Please return exactly the run of lines that begins with the line containing "Generate a LaTeX" and ends with the line containing "(0,0) rectangle (560,770);", pictures excluded.

* INPUT ROWS
----------------------------------------

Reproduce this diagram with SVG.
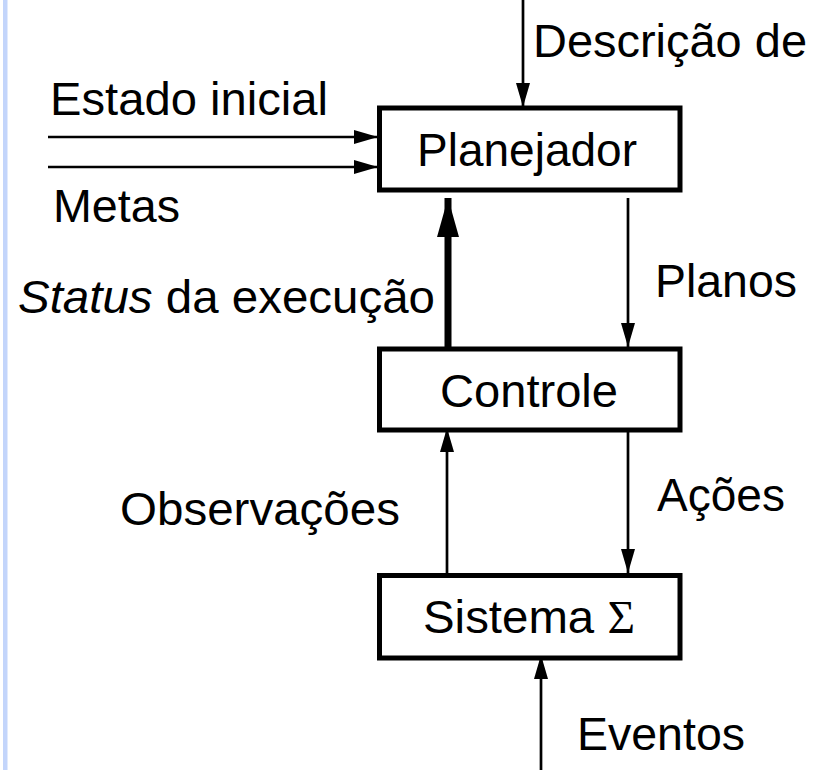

----------------------------------------

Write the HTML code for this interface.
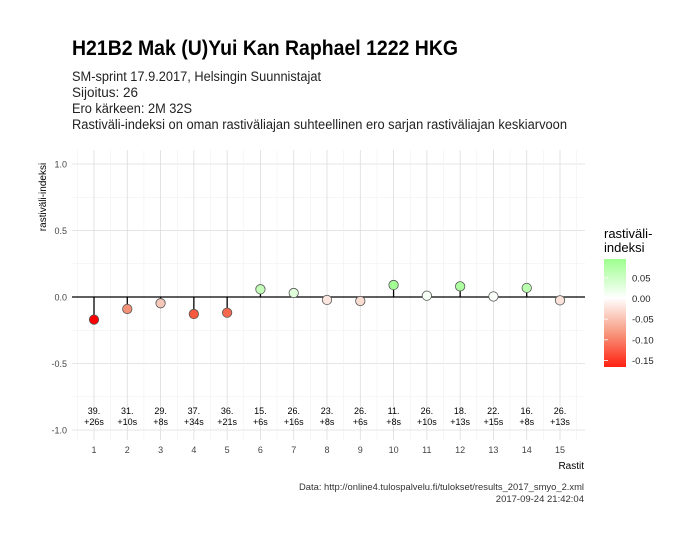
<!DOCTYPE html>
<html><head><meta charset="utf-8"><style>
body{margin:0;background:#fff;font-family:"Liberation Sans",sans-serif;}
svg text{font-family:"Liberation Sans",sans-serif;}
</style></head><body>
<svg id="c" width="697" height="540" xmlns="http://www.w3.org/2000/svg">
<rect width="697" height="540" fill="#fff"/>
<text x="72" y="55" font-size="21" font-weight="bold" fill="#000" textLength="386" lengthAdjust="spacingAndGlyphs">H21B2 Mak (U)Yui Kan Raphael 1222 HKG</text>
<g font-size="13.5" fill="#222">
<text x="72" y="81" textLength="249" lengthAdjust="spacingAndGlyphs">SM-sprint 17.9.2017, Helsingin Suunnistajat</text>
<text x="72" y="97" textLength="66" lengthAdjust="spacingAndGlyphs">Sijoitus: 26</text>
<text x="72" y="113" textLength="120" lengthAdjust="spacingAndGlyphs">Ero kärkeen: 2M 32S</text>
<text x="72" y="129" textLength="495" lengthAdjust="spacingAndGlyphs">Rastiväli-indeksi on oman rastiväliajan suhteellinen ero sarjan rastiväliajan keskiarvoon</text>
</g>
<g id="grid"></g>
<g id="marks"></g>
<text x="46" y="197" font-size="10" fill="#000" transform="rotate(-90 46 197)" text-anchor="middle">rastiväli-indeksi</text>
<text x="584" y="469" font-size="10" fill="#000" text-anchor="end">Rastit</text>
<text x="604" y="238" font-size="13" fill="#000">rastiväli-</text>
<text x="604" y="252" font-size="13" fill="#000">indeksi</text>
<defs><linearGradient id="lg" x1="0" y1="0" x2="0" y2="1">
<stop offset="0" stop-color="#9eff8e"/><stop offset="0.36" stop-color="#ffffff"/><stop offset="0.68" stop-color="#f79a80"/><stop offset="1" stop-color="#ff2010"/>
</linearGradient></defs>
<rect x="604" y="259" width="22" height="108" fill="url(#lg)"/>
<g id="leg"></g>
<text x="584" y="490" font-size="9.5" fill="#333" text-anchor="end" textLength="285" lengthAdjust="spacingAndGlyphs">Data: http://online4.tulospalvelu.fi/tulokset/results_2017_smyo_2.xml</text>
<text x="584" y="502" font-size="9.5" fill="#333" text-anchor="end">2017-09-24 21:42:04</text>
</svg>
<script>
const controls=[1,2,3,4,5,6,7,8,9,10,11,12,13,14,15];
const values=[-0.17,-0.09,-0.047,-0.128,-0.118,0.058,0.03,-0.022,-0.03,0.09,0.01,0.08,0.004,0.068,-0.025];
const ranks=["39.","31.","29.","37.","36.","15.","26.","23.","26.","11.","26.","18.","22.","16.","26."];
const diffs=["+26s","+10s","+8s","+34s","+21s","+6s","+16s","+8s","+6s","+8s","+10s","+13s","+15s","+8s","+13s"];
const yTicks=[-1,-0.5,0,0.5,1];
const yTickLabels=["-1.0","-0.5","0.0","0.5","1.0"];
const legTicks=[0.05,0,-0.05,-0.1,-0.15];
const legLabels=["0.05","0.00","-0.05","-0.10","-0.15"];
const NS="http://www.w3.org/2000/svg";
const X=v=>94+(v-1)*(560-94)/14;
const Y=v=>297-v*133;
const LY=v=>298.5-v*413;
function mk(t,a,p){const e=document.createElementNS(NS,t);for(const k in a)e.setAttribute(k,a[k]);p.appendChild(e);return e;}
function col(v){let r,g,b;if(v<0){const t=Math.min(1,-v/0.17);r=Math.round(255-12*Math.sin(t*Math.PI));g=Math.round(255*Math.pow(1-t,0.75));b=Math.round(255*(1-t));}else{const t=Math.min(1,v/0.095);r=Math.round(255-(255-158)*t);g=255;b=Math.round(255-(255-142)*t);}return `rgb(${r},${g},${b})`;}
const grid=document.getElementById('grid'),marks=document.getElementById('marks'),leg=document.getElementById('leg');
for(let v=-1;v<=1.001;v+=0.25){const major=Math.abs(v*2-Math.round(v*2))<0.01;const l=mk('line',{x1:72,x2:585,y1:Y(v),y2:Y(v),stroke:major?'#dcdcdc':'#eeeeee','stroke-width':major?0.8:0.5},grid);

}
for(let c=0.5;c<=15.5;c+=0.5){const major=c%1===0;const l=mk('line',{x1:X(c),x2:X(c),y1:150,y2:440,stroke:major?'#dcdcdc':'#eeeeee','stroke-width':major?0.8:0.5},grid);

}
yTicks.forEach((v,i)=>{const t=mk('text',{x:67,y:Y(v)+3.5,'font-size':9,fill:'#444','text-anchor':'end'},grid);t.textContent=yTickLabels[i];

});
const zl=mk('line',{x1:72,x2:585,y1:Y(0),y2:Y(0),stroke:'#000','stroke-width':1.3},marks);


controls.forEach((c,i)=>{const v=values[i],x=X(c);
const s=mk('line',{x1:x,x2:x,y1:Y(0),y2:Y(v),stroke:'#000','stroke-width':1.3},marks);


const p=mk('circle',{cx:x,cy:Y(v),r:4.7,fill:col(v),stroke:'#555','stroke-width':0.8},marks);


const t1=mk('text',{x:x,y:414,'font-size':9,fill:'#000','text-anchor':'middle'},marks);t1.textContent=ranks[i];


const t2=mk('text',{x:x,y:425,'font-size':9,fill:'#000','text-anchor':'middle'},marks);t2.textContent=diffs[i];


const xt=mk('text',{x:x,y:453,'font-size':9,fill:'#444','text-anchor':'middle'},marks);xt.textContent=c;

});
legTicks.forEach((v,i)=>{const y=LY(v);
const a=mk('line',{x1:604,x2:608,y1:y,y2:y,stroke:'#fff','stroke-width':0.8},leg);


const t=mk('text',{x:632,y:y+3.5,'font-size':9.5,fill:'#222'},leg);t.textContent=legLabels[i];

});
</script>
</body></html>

----------------------------------------

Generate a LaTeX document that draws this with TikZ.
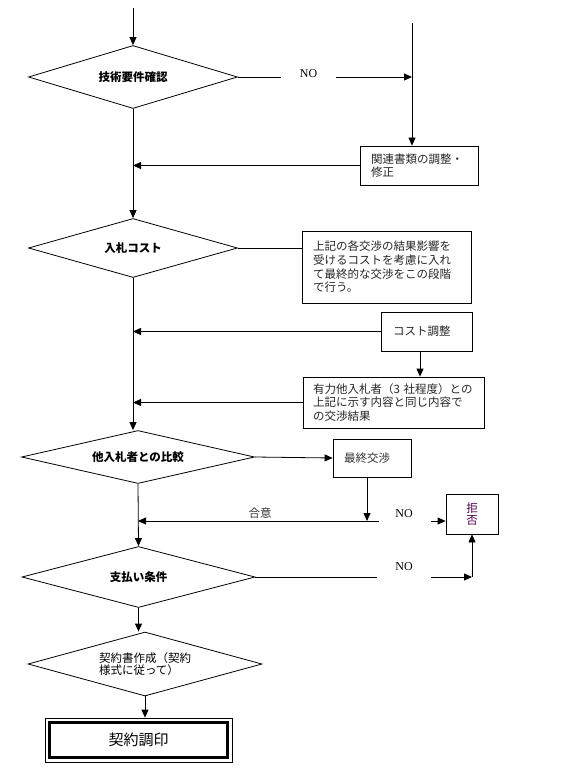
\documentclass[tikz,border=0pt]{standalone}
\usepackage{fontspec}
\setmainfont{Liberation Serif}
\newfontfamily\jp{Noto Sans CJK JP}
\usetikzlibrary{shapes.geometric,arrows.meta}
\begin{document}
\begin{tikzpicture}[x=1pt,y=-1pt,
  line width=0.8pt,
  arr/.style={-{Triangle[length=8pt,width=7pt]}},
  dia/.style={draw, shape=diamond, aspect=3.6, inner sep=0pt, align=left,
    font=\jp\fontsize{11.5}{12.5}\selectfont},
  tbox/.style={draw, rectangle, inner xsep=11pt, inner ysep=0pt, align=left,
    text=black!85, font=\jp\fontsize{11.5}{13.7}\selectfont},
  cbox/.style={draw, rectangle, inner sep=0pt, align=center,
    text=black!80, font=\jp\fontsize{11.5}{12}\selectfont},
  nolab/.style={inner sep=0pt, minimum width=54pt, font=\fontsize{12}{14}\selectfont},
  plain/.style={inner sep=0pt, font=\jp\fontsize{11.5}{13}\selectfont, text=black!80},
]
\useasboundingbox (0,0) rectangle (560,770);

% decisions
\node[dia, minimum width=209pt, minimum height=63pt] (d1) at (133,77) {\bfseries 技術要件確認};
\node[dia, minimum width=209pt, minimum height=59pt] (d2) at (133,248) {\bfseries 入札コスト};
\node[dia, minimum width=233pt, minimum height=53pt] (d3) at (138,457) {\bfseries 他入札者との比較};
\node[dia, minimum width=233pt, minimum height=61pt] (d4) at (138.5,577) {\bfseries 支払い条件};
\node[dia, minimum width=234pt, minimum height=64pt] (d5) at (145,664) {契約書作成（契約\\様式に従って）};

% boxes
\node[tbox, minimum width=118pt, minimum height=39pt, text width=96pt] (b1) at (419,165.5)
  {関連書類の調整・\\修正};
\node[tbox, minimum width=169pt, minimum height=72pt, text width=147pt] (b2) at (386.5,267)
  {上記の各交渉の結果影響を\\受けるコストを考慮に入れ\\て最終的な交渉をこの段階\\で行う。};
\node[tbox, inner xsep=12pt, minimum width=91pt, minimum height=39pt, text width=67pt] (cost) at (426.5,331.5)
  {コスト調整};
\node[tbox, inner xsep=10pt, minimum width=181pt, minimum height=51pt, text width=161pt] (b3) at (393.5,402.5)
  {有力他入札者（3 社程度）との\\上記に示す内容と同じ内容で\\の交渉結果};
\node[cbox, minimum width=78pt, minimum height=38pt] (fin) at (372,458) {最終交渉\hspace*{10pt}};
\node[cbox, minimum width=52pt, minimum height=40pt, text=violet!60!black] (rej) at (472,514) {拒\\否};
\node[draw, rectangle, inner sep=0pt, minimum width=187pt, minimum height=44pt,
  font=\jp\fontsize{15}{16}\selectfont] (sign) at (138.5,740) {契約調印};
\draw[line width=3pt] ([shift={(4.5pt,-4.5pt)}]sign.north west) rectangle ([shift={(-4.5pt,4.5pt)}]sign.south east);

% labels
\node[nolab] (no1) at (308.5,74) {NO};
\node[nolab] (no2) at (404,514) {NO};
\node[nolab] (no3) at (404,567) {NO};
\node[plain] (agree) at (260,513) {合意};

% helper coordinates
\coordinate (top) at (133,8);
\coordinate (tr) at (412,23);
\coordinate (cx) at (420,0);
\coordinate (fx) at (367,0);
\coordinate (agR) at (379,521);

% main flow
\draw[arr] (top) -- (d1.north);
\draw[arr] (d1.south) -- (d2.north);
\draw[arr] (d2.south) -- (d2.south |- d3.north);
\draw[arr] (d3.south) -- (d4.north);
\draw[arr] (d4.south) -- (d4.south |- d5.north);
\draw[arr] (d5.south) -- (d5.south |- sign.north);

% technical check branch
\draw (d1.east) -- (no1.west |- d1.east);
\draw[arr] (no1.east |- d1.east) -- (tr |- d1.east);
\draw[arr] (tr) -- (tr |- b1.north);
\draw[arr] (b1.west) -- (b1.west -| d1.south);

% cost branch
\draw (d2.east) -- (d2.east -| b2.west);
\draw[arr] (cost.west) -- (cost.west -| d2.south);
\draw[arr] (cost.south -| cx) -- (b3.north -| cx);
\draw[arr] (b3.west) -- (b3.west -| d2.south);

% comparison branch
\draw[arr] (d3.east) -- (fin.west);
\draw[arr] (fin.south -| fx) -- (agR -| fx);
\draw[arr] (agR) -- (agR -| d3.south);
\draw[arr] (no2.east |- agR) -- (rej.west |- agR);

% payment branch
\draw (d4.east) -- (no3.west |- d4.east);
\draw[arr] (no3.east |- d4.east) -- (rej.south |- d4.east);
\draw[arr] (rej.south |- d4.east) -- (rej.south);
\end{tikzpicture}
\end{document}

----------------------------------------

* SOLUTION BELOW
Generate a LaTeX document that draws this with TikZ.
\documentclass[tikz,border=0pt]{standalone}
\usepackage{fontspec}
\setmainfont{Liberation Serif}
\newfontfamily\jp{Noto Sans CJK JP}
\usetikzlibrary{shapes.geometric,arrows.meta}
\begin{document}
\begin{tikzpicture}[x=1pt,y=-1pt,
  line width=0.8pt,
  arr/.style={-{Triangle[length=8pt,width=7pt]}},
  dia/.style={draw, shape=diamond, aspect=3.6, inner sep=0pt, align=left,
    font=\jp\fontsize{11.5}{12.5}\selectfont},
  tbox/.style={draw, rectangle, inner xsep=11pt, inner ysep=0pt, align=left,
    text=black!85, font=\jp\fontsize{11.5}{13.7}\selectfont},
  cbox/.style={draw, rectangle, inner sep=0pt, align=center,
    text=black!80, font=\jp\fontsize{11.5}{12}\selectfont},
  nolab/.style={inner sep=0pt, minimum width=54pt, font=\fontsize{12}{14}\selectfont},
  plain/.style={inner sep=0pt, font=\jp\fontsize{11.5}{13}\selectfont, text=black!80},
]
\useasboundingbox (0,0) rectangle (560,770);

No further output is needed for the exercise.